# What is the difference between business calculus and calculus?

There is a lot of common ground between business calculus, sometimes called “applied calculus” or “calculus for business and the social sciences”, and calculus or “calc 1”. However, the focus of the courses are different and so are some of the main skills covered. Which course you take often depends on your major and what plans you may have for graduate school or further education.

## What topics are covered in both courses?

In your first calculus course, you can expect to cover these main topics:

• Limits – this is all about understanding the behavior of functions f(x) as they approach certain values of x. You will be finding limits using graphs and using algebraic techniques.
• Derivatives – derivatives are a way of understanding rates of change. They are a central part of any introductory calculus course and so will be a big part of both classes.
• Derivative applications – using derivatives, it is possible to understand the graphs functions in a way you couldn’t in previous courses, and this application is studied in both business calculus and calc 1. You can also use the same ideas in application problems, like finding the maximum profit (a natural application in a business calculus course!)
• Integration – integrals are used to understand the area under a graph and to “undo” derivatives. Integration techniques (how to find integrals) are studied in your first and second calculus courses. These are studied more heavily in a regular calculus than in business calculus.
• Additional topics – depending on the textbook and the professor, in either course you may also study applications of integration and possibly even a little bit about partial derivatives.

## So what is different?

One of the key differences is trigonometry. Most often in business calculus, you do not work with trigonometric functions like sin(x) or cos(x). In a regular calculus course however, you work with these in every topic – from limits to integrals.

Another difference is focus. For example, in business calculus you will see ideas like marginal analysis where you use tools like derivatives, cost functions, and revenue functions to really understand a business situation. It is rare that this would be covered directly in other calculus courses. Instead, students in a calc 1 class will see the occasional application problem but it might relate to a variety of applications like physics or engineering. Even if they see a business application, the main focus is on the mathematical techniques.

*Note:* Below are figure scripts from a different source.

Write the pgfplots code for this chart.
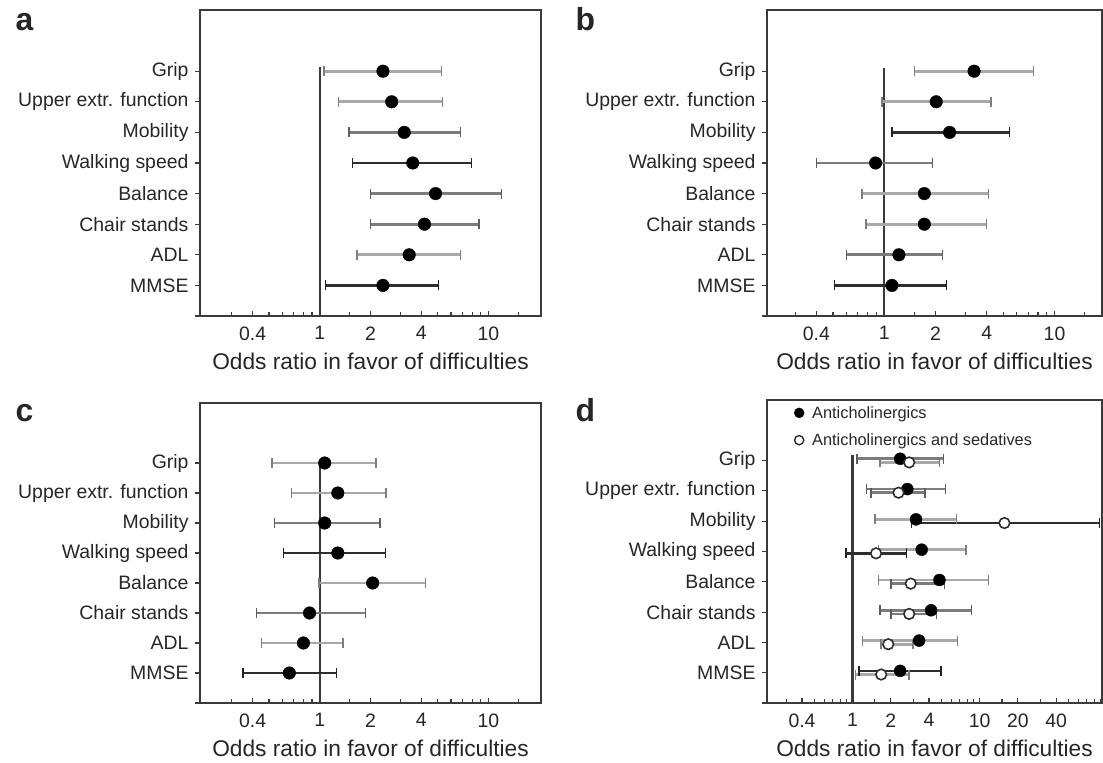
\documentclass[border=0pt]{standalone}
\usepackage{fontspec}
\setmainfont{Liberation Sans}
\usepackage{pgfplots}
\pgfplotsset{compat=1.18}
\definecolor{lg}{HTML}{A8A8A8}
\definecolor{mg}{HTML}{7C7C7C}
\definecolor{dg}{HTML}{2E2E2E}
\definecolor{ax}{HTML}{3A3A3A}
\definecolor{tx}{HTML}{262626}

\newcommand{\ci}[4]{\addplot[color=#4, line width=2.7bp, mark=|, mark size=5bp, mark options={line width=1.4bp, draw=#4!75!black}, forget plot] coordinates {(#1,#3) (#2,#3)};}

\pgfplotsset{
    every axis/.append style={
    scale only axis, ymin=0, ymax=10,
    ytick=\empty,
    extra y ticks={0,1,2,3,4,5,6,7,8},
    extra y tick labels={,MMSE,ADL,Chair stands,Balance,Walking speed,Mobility,Upper extr. function,Grip},
    extra y tick style={tick align=outside, major tick length=5bp},
    tick align=inside, major tick length=5bp, minor tick length=4bp,
    tick pos=left,
    tick style={color=ax, line width=1.1bp},
    axis line style={color=ax, line width=1.6bp},
    tick label style={font=\fontsize{19.5}{22}\selectfont, text=tx},
    xticklabel style={yshift=-7bp},
    yticklabel style={xshift=-3bp},
    xlabel={Odds ratio in favor of difficulties},
    xlabel style={font=\fontsize{22.8}{25}\selectfont, text=tx, at={(axis description cs:0.5,0)}, anchor=center, yshift=-45bp},
  }
}

\begin{document}
\begin{tikzpicture}
\path[use as bounding box] (0bp,0bp) rectangle (1103bp,763bp);

\node[font=\bfseries\fontsize{32}{32}\selectfont, text=tx, anchor=base west] at (12bp,732bp) {a};
\node[font=\bfseries\fontsize{32}{32}\selectfont, text=tx, anchor=base west] at (572bp,732bp) {b};
\node[font=\bfseries\fontsize{32}{32}\selectfont, text=tx, anchor=base west] at (12bp,341bp) {c};
\node[font=\bfseries\fontsize{32}{32}\selectfont, text=tx, anchor=base west] at (572bp,341bp) {d};

% ---------- a ----------
\begin{axis}[xmode=log, at={(200bp,447bp)}, anchor=south west, width=341bp, height=306bp, xmin=0.195, xmax=20.5,
  xtick={0.4,1,2,4,10}, xticklabels={0.4,1,2,4,10},
  minor xtick={0.3,0.5,0.6,0.7,0.8,0.9,1.5,3,5,6,7,8,9,15}]
\addplot[color=ax, line width=1.8bp, forget plot] coordinates {(1,0) (1,8.15)};
\ci{1.06}{5.25}{8}{lg}
\ci{1.29}{5.33}{7}{lg}
\ci{1.49}{6.85}{6}{mg}
\ci{1.57}{7.96}{5}{dg}
\ci{2.00}{11.97}{4}{mg}
\ci{2.00}{8.77}{3}{mg}
\ci{1.66}{6.85}{2}{lg}
\ci{1.08}{5.07}{1}{dg}
\addplot[only marks, mark=*, mark size=6.3bp, color=black, forget plot] coordinates {
(2.37,8) (2.67,7) (3.17,6) (3.56,5) (4.86,4) (4.18,3) (3.39,2) (2.37,1)};
\end{axis}

% ---------- b ----------
\begin{axis}[xmode=log, at={(767bp,447bp)}, anchor=south west, width=335bp, height=306bp, xmin=0.205, xmax=19,
  xtick={0.4,1,2,4,10}, xticklabels={0.4,1,2,4,10},
  minor xtick={0.3,0.5,0.6,0.7,0.8,0.9,1.5,3,5,6,7,8,9,15}]
\addplot[color=ax, line width=1.8bp, forget plot] coordinates {(1,0) (1,8.1)};
\ci{1.50}{7.50}{8}{lg}
\ci{0.97}{4.23}{7}{lg}
\ci{1.11}{5.42}{6}{dg}
\ci{0.40}{1.92}{5}{mg}
\ci{0.74}{4.09}{4}{lg}
\ci{0.78}{3.98}{3}{lg}
\ci{0.60}{2.20}{2}{mg}
\ci{0.51}{2.33}{1}{dg}
\addplot[only marks, mark=*, mark size=6.3bp, color=black, forget plot] coordinates {
(3.37,8) (2.02,7) (2.42,6) (0.89,5) (1.72,4) (1.72,3) (1.22,2) (1.11,1)};
\end{axis}

% ---------- c ----------
\begin{axis}[xmode=log, at={(200bp,60bp)}, anchor=south west, width=341bp, height=300bp, xmin=0.195, xmax=20.5,
  xtick={0.4,1,2,4,10}, xticklabels={0.4,1,2,4,10},
  minor xtick={0.3,0.5,0.6,0.7,0.8,0.9,1.5,3,5,6,7,8,9,15}]
\addplot[color=ax, line width=1.8bp, forget plot] coordinates {(1,0) (1,8.05)};
\ci{0.52}{2.16}{8}{lg}
\ci{0.68}{2.47}{7}{lg}
\ci{0.54}{2.27}{6}{mg}
\ci{0.61}{2.46}{5}{dg}
\ci{0.99}{4.24}{4}{lg}
\ci{0.42}{1.87}{3}{mg}
\ci{0.45}{1.37}{2}{lg}
\ci{0.35}{1.26}{1}{dg}
\addplot[only marks, mark=*, mark size=6.3bp, color=black, forget plot] coordinates {
(1.07,8) (1.28,7) (1.07,6) (1.28,5) (2.06,4) (0.87,3) (0.80,2) (0.66,1)};
\end{axis}

% ---------- d ----------
\begin{axis}[xmode=log, at={(767bp,60bp)}, anchor=south west, width=335bp, height=303bp, xmin=0.212, xmax=92,
  xtick={0.4,1,2,4,10,20,40}, xticklabels={0.4,1,2,4,10,20,40},
  minor xtick={0.3,0.5,0.6,0.7,0.8,0.9,1.5,3,5,6,7,8,9,15,30,50,60,70,80,90},
  legend style={at={(axis description cs:0,1)}, anchor=north west, draw=none, fill=none,
    font=\fontsize{16.4}{18}\selectfont, text=tx, xshift=24bp, yshift=-2bp, row sep=10bp, column sep=6bp},
  legend cell align=left]
\addlegendimage{only marks, mark=*, mark size=5bp, color=black}
\addlegendentry{Anticholinergics}
\addlegendimage{only marks, mark=*, mark size=4.6bp, mark options={fill=white, draw=dg, line width=1.4bp}}
\addlegendentry{Anticholinergics and sedatives}
\addplot[color=ax, line width=2.2bp, forget plot] coordinates {(1,0) (1,8.2)};
\ci{1.08}{5.19}{8.06}{mg}
\ci{1.29}{5.38}{7.06}{mg}
\ci{1.50}{6.61}{6.06}{lg}
\ci{1.60}{7.83}{5.06}{lg}
\ci{1.60}{11.7}{4.06}{lg}
\ci{1.65}{8.68}{3.06}{mg}
\ci{1.20}{6.69}{2.06}{lg}
\ci{1.12}{4.95}{1.06}{dg}
\ci{1.65}{4.83}{7.94}{lg}
\ci{1.40}{3.72}{6.94}{mg}
\ci{2.92}{87.8}{5.94}{dg}
\ci{0.89}{2.67}{4.94}{dg}
\ci{2.00}{5.30}{3.94}{mg}
\ci{2.00}{4.60}{2.94}{mg}
\ci{1.67}{2.98}{1.94}{lg}
\ci{1.05}{2.79}{0.94}{lg}
\addplot[only marks, mark=*, mark size=6bp, color=black, forget plot] coordinates {
(2.37,8.06) (2.70,7.06) (3.16,6.06) (3.50,5.06) (4.83,4.06) (4.15,3.06) (3.34,2.06) (2.37,1.06)};
\addplot[only marks, mark=*, mark size=5.3bp, mark options={fill=white, draw=dg, line width=1.6bp}, forget plot] coordinates {
(2.79,7.94) (2.30,6.94) (15.7,5.94) (1.53,4.94) (2.87,3.94) (2.79,2.94) (1.91,1.94) (1.68,0.94)};
\end{axis}
\end{tikzpicture}
\end{document}
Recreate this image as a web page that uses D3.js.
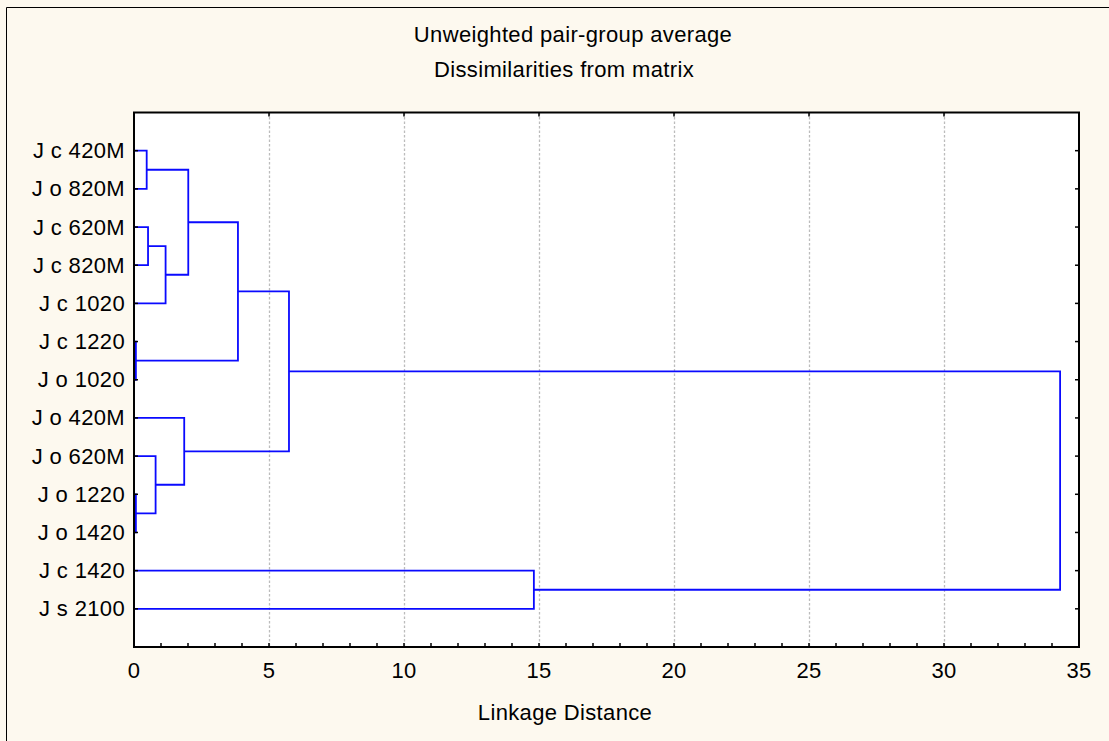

Finally, in an regular calculus course, you will also focus on some definitions and occasional proofs that are really important to understanding the theory side of calculus. These may be touched upon in business calculus, but not on the same level – that time is spent on applications instead.

## Which course should you take?

Whether you should take calculus or business calculus usually depends on your college, your major, and your future plans. In some business degree programs, it is a requirement while in others it may be that either business calculus or calc 1 can be taken. You can find information about this by talking to an advisor, a professor in the business department, or in the college catalog.

Another consideration is if you plan on eventually entering an analytical MBA program or a masters degree program with a business analytics focus. Depending on how mathematical the program is, it may be that they want to see a strong focus on mathematics courses like calc 1 and often statistics. This is something that may be worth checking into if you know it is in your future. Still, most programs will be ok simply with your business degree (including business calculus), test scores on tests like the GMAT or GRE, and related experience.